— Brief —
Print the lines of the listing below verbatim from its first line through the line bearing "93, 96, 105]". Any pictures are to be omitted.

— Data shown —
##########
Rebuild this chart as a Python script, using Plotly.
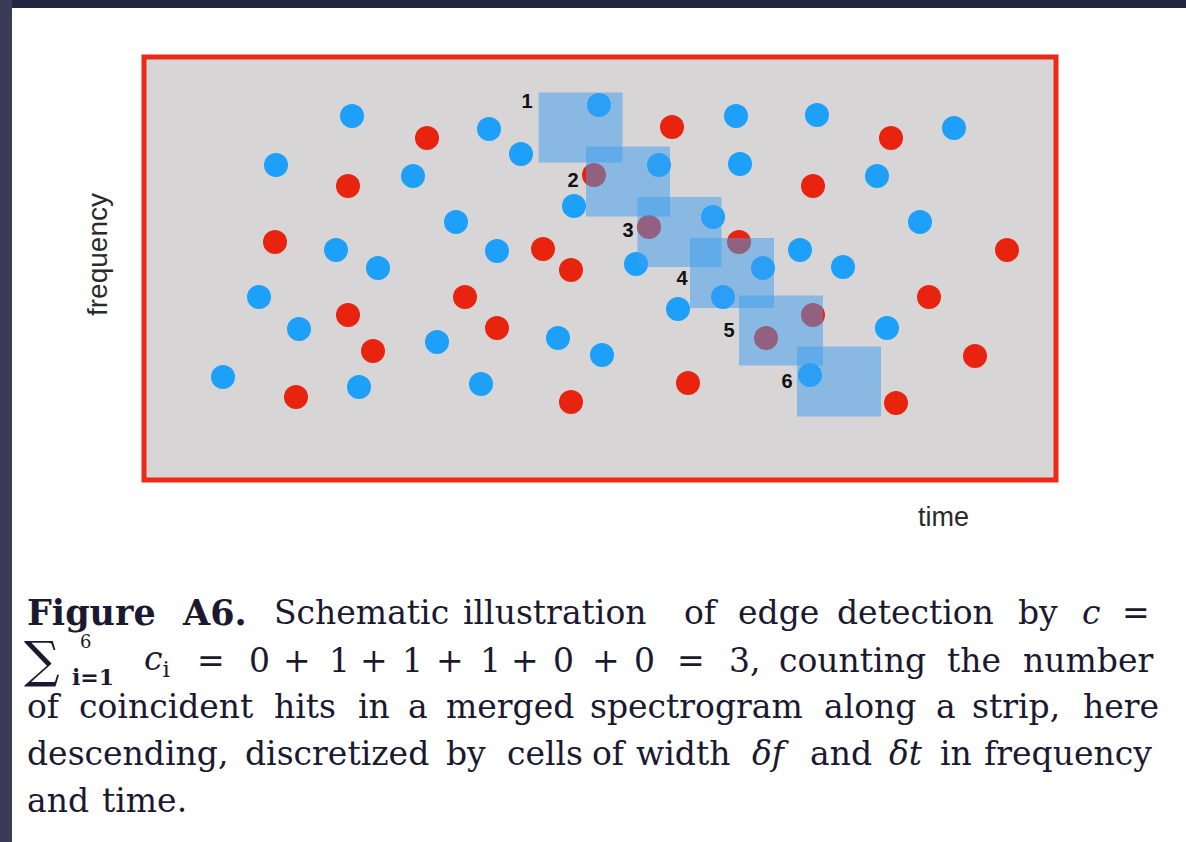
import plotly.graph_objects as go

# ---------------- data (time, frequency in arbitrary units) ----------------
blue_t = [208, 345, 455, 592, 673, 810, 132, 269, 377, 515, 596, 733, 430, 312, 569, 776,
          192, 353, 492, 619, 656, 699, 234, 115, 534, 579, 155, 293, 414, 458, 743, 79,
          215, 337, 666]
blue_f = [364, 351, 375, 364, 365, 352, 315, 304, 326, 315, 316, 304, 274, 258, 263, 258,
          230, 229, 216, 212, 230, 213, 212, 183, 171, 183, 151, 138, 142, 125, 152, 103,
          93, 96, 105]

red_t = [283, 528, 747, 204, 669, 450, 131, 399, 427, 505, 595, 863, 321, 204, 353, 785,
         669, 622, 229, 831, 152, 427, 544, 752]
red_f = [342, 353, 342, 294, 294, 305, 238, 231, 210, 253, 238, 230, 183, 165, 152, 183,
         165, 142, 129, 124, 83, 78, 97, 77]

# strip cells (centres) and their widths delta-t, delta-f
cell_t = [436.5, 484, 535.5, 588, 637, 695]
cell_f = [352.5, 298.5, 248, 207, 149.5, 98.5]
cell_dt = 84
cell_df = 70
cell_labels = ["1", "2", "3", "4", "5", "6"]
label_t = [383, 429, 484, 538, 585, 643]
label_f = [377, 298, 248, 200, 148, 97]

T_MAX = 912
F_MAX = 423

# ---------------- figure ----------------
W, H = 1186, 842
L, T = 144, 57
R = W - (L + T_MAX)
B = H - (T + F_MAX)

fig = go.Figure()

fig.add_trace(go.Scatter(x=blue_t, y=blue_f, mode="markers",
                         marker=dict(size=24, color="#1ca0fa", line=dict(width=0)),
                         hoverinfo="skip", showlegend=False))
fig.add_trace(go.Scatter(x=red_t, y=red_f, mode="markers",
                         marker=dict(size=24, color="#e8240f", line=dict(width=0)),
                         hoverinfo="skip", showlegend=False))
fig.add_trace(go.Scatter(x=label_t, y=label_f, mode="text",
                         text=["<b>%s</b>" % s for s in cell_labels],
                         textfont=dict(family="Liberation Sans", size=20, color="#111111"),
                         textposition="middle center",
                         hoverinfo="skip", showlegend=False))

shapes = []
for ct, cf in zip(cell_t, cell_f):
    shapes.append(dict(type="rect", xref="x", yref="y",
                       x0=ct - cell_dt / 2, x1=ct + cell_dt / 2,
                       y0=cf - cell_df / 2, y1=cf + cell_df / 2,
                       fillcolor="rgba(58,157,240,0.5)", line=dict(width=0),
                       layer="above"))

# red frame of the spectrogram
shapes.append(dict(type="rect", xref="paper", yref="paper", x0=0, x1=1, y0=0, y1=1,
                   line=dict(color="#ec2a18", width=5), fillcolor="rgba(0,0,0,0)",
                   layer="above"))


def px(xp):
    return (xp - L) / T_MAX


def py(yp):
    return (T + F_MAX - yp) / F_MAX


# dark screen border (top and left)
shapes.append(dict(type="rect", xref="paper", yref="paper", x0=px(0), x1=px(W),
                   y0=py(8), y1=py(-2), fillcolor="#252742", line=dict(width=0), layer="above"))
shapes.append(dict(type="rect", xref="paper", yref="paper", x0=px(-2), x1=px(12),
                   y0=py(H + 2), y1=py(-2), fillcolor="#3a3b56", line=dict(width=0), layer="above"))

annotations = []
annotations.append(dict(text="time", xref="paper", yref="paper", x=px(943), y=py(517),
                        showarrow=False, xanchor="center", yanchor="middle",
                        font=dict(family="Liberation Sans", size=27, color="#2a2a2a")))
annotations.append(dict(text="frequency", xref="paper", yref="paper", x=px(97), y=py(255),
                        showarrow=False, xanchor="center", yanchor="middle", textangle=-90,
                        font=dict(family="Liberation Sans", size=28, color="#2a2a2a")))

SERIF = "DejaVu Serif"
CFS = 33
CCOL = "#1b1930"

caption_lines = [
    (612, [(25, "<b>Figure</b>", 35), (180, "<b>A6.</b>", 35), (272, "Schematic", CFS),
           (461, "illustration", CFS), (682, "of", CFS), (736, "edge", CFS),
           (835, "detection", CFS), (1016, "by", CFS), (1080, "<i>c</i>", CFS),
           (1120, "=", CFS)]),
    (660, [(142, "<i>c</i><sub>i</sub>", CFS), (195, "=", CFS), (247, "0", CFS),
           (281, "+", CFS), (327, "1", CFS), (358, "+", CFS), (400, "1", CFS),
           (434, "+", CFS), (478, "1", CFS), (509, "+", CFS), (551, "0", CFS),
           (590, "+", CFS), (632, "0", CFS), (675, "=", CFS), (727, "3,", CFS),
           (777, "counting", CFS), (945, "the", CFS), (1021, "number", CFS)]),
    (706, [(25, "of", CFS), (77, "coincident", CFS), (272, "hits", CFS), (356, "in", CFS),
           (406, "a", CFS), (444, "merged", CFS), (588, "spectrogram", CFS),
           (822, "along", CFS), (934, "a", CFS), (970, "strip,", CFS), (1081, "here", CFS)]),
    (753, [(25, "descending,", CFS), (243, "discretized", CFS), (444, "by", CFS),
           (505, "cells", CFS), (590, "of", CFS), (634, "width", CFS),
           (750, "<i>δf</i>", CFS), (808, "and", CFS), (887, "<i>δt</i>", CFS),
           (938, "in", CFS), (982, "frequency", CFS)]),
    (800, [(25, "and", CFS), (100, "time.", CFS)]),
]
for yline, words in caption_lines:
    for xw, w, fs in words:
        annotations.append(dict(text=w, xref="paper", yref="paper", x=px(xw), y=py(yline),
                                showarrow=False, xanchor="left", yanchor="middle",
                                font=dict(family=SERIF, size=fs, color=CCOL)))

# summation sign with limits
annotations.append(dict(text="∑", xref="paper", yref="paper", x=px(22), y=py(660),
                        showarrow=False, xanchor="left", yanchor="middle",
                        font=dict(family=SERIF, size=50, color=CCOL)))
annotations.append(dict(text="6", xref="paper", yref="paper", x=px(78), y=py(641),
                        showarrow=False, xanchor="left", yanchor="middle",
                        font=dict(family=SERIF, size=18, color=CCOL)))
annotations.append(dict(text="<b>i=1</b>", xref="paper", yref="paper", x=px(70), y=py(677),
                        showarrow=False, xanchor="left", yanchor="middle",
                        font=dict(family=SERIF, size=22, color=CCOL)))

fig.update_layout(
    width=W, height=H, autosize=False,
    margin=dict(l=L, r=R, t=T, b=B, pad=0),
    paper_bgcolor="#ffffff", plot_bgcolor="#d8d5d6",
    xaxis=dict(range=[0, T_MAX], visible=False, fixedrange=True),
    yaxis=dict(range=[0, F_MAX], visible=False, fixedrange=True),
    shapes=shapes, annotations=annotations,
    showlegend=False,
)

fig.write_html("out.html", config={"displayModeBar": False},
               post_script="document.body.style.margin='0';")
##########
— Response —
Rebuild this chart as a Python script, using Plotly.
import plotly.graph_objects as go

# ---------------- data (time, frequency in arbitrary units) ----------------
blue_t = [208, 345, 455, 592, 673, 810, 132, 269, 377, 515, 596, 733, 430, 312, 569, 776,
          192, 353, 492, 619, 656, 699, 234, 115, 534, 579, 155, 293, 414, 458, 743, 79,
          215, 337, 666]
blue_f = [364, 351, 375, 364, 365, 352, 315, 304, 326, 315, 316, 304, 274, 258, 263, 258,
          230, 229, 216, 212, 230, 213, 212, 183, 171, 183, 151, 138, 142, 125, 152, 103,
          93, 96, 105]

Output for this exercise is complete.